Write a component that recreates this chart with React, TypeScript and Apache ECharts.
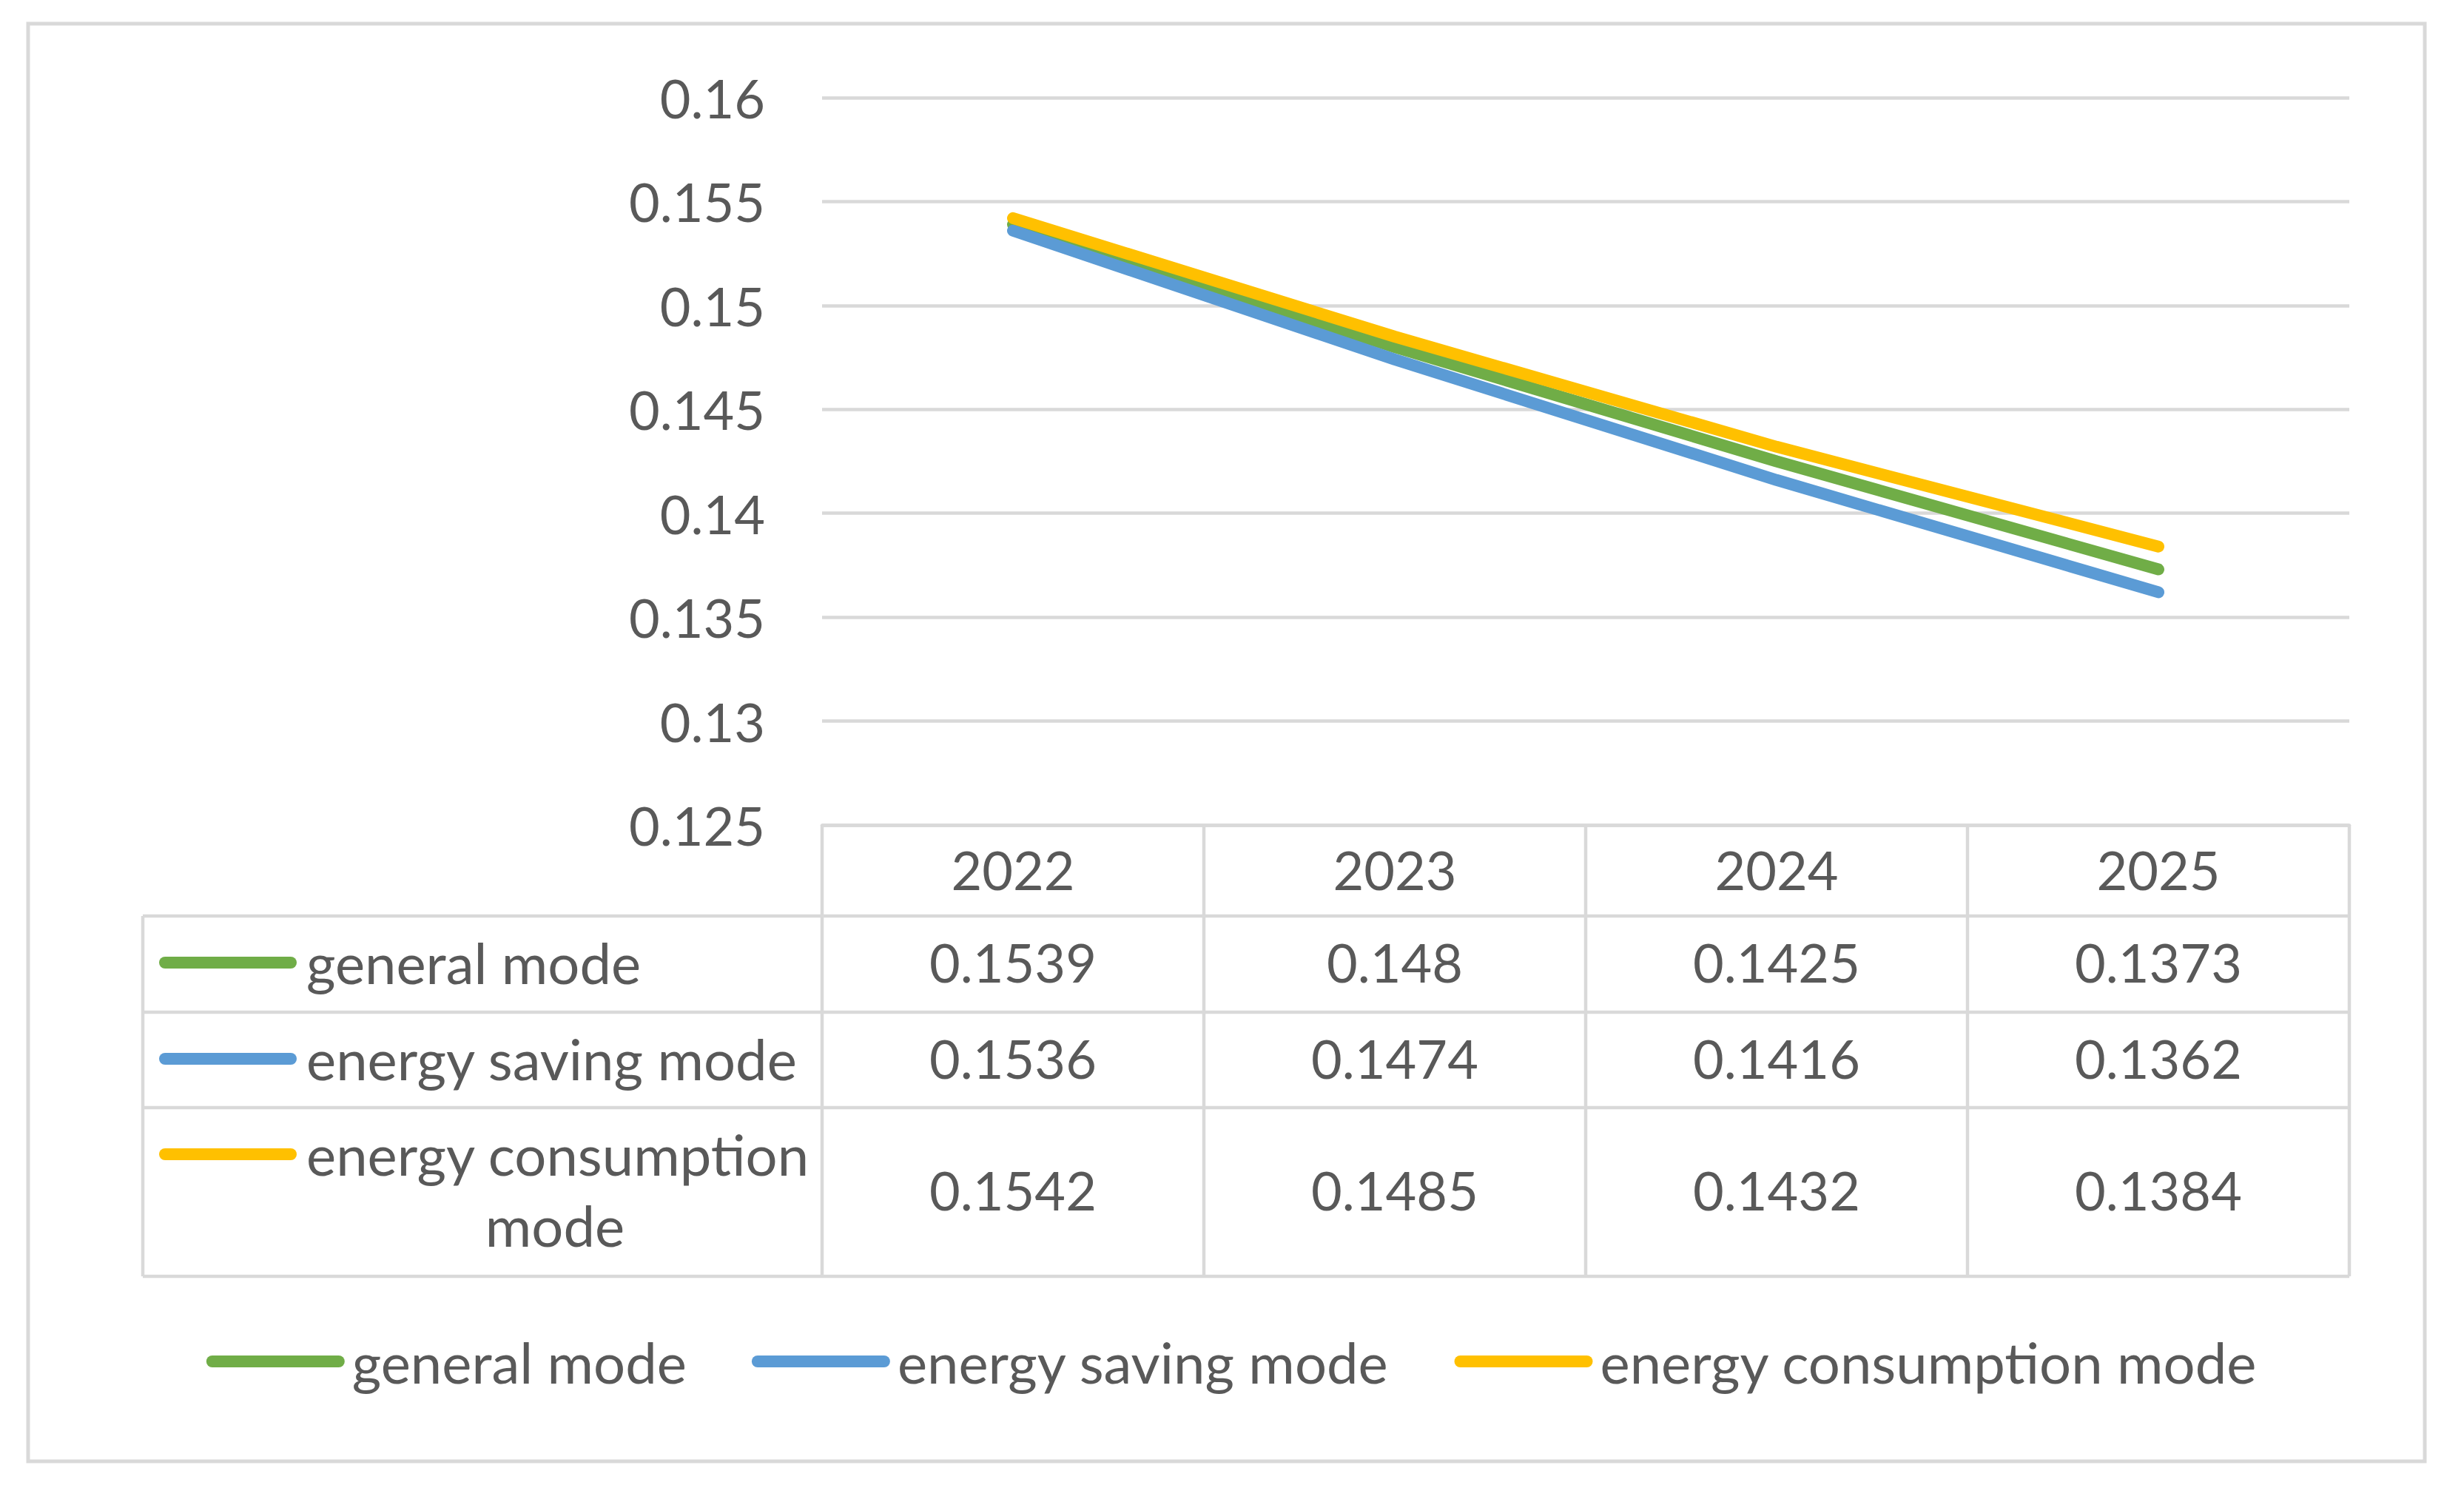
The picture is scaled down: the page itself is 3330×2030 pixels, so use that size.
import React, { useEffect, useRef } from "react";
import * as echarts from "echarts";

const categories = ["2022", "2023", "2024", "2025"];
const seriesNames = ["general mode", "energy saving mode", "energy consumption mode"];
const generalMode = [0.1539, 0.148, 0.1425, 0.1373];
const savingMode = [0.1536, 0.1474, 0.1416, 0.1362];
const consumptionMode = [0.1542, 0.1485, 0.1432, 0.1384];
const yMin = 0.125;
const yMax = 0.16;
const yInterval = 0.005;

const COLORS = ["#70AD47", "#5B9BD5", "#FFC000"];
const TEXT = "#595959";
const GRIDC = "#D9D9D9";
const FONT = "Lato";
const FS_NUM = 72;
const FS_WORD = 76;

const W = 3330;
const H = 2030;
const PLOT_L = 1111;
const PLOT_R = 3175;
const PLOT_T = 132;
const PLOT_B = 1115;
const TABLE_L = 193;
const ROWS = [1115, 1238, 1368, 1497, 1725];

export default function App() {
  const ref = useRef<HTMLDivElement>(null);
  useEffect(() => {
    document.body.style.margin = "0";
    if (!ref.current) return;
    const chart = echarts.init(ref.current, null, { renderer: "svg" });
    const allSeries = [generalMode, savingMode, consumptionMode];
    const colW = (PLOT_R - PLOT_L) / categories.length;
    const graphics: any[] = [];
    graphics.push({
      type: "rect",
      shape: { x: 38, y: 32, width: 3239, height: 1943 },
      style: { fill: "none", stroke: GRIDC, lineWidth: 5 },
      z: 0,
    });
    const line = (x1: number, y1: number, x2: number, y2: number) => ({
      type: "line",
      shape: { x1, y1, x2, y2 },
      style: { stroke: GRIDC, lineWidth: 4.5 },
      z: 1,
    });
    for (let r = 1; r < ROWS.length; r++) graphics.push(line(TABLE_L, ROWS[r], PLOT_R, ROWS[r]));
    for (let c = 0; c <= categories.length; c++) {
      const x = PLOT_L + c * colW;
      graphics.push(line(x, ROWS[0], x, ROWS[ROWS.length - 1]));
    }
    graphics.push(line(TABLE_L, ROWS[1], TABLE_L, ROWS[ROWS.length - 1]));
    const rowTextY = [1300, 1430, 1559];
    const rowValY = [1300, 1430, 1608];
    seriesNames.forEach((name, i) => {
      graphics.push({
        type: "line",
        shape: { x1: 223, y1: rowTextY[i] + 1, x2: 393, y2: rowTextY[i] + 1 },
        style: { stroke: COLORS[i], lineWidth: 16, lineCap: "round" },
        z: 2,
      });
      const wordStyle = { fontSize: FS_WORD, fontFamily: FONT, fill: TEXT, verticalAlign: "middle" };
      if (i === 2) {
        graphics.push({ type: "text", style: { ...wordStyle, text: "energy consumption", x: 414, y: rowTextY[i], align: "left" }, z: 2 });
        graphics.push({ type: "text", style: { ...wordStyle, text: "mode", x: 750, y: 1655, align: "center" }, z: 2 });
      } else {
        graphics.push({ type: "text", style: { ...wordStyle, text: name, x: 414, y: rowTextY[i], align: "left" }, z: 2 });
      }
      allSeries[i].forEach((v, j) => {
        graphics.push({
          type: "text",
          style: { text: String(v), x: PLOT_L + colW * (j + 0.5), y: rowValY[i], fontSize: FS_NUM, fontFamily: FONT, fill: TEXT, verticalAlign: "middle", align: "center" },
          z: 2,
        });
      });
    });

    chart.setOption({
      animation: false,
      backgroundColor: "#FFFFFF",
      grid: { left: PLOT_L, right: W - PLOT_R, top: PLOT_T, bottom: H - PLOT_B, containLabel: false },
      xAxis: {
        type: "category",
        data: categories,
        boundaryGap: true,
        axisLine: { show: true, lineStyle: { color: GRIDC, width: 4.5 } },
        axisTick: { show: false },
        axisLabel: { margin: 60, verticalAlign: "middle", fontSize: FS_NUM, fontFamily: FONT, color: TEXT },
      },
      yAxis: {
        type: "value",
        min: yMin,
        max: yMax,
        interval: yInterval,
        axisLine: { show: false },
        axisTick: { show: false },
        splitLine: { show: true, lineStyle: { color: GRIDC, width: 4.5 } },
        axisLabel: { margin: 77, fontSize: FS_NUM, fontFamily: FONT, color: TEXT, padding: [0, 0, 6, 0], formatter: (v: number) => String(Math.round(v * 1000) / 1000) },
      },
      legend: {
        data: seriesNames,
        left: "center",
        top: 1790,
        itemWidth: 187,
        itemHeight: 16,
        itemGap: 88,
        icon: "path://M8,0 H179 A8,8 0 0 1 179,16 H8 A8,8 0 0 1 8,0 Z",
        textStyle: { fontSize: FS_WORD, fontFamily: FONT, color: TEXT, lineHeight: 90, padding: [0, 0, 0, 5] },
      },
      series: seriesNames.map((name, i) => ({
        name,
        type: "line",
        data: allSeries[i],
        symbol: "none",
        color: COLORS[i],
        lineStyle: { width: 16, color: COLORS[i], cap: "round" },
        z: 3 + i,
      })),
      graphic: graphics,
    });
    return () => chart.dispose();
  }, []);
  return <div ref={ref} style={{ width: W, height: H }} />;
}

◇ ◇ ◇ ◇

What needs to be done - Return exactly the lines above from the line that has "The picture is" through the line that has "const ROWS = [1115, 1238, 1368, 1497, 1725];", inclusive, and nothing else.

Exercise answer -
The picture is scaled down: the page itself is 3330×2030 pixels, so use that size.
import React, { useEffect, useRef } from "react";
import * as echarts from "echarts";

const categories = ["2022", "2023", "2024", "2025"];
const seriesNames = ["general mode", "energy saving mode", "energy consumption mode"];
const generalMode = [0.1539, 0.148, 0.1425, 0.1373];
const savingMode = [0.1536, 0.1474, 0.1416, 0.1362];
const consumptionMode = [0.1542, 0.1485, 0.1432, 0.1384];
const yMin = 0.125;
const yMax = 0.16;
const yInterval = 0.005;

const COLORS = ["#70AD47", "#5B9BD5", "#FFC000"];
const TEXT = "#595959";
const GRIDC = "#D9D9D9";
const FONT = "Lato";
const FS_NUM = 72;
const FS_WORD = 76;

const W = 3330;
const H = 2030;
const PLOT_L = 1111;
const PLOT_R = 3175;
const PLOT_T = 132;
const PLOT_B = 1115;
const TABLE_L = 193;
const ROWS = [1115, 1238, 1368, 1497, 1725];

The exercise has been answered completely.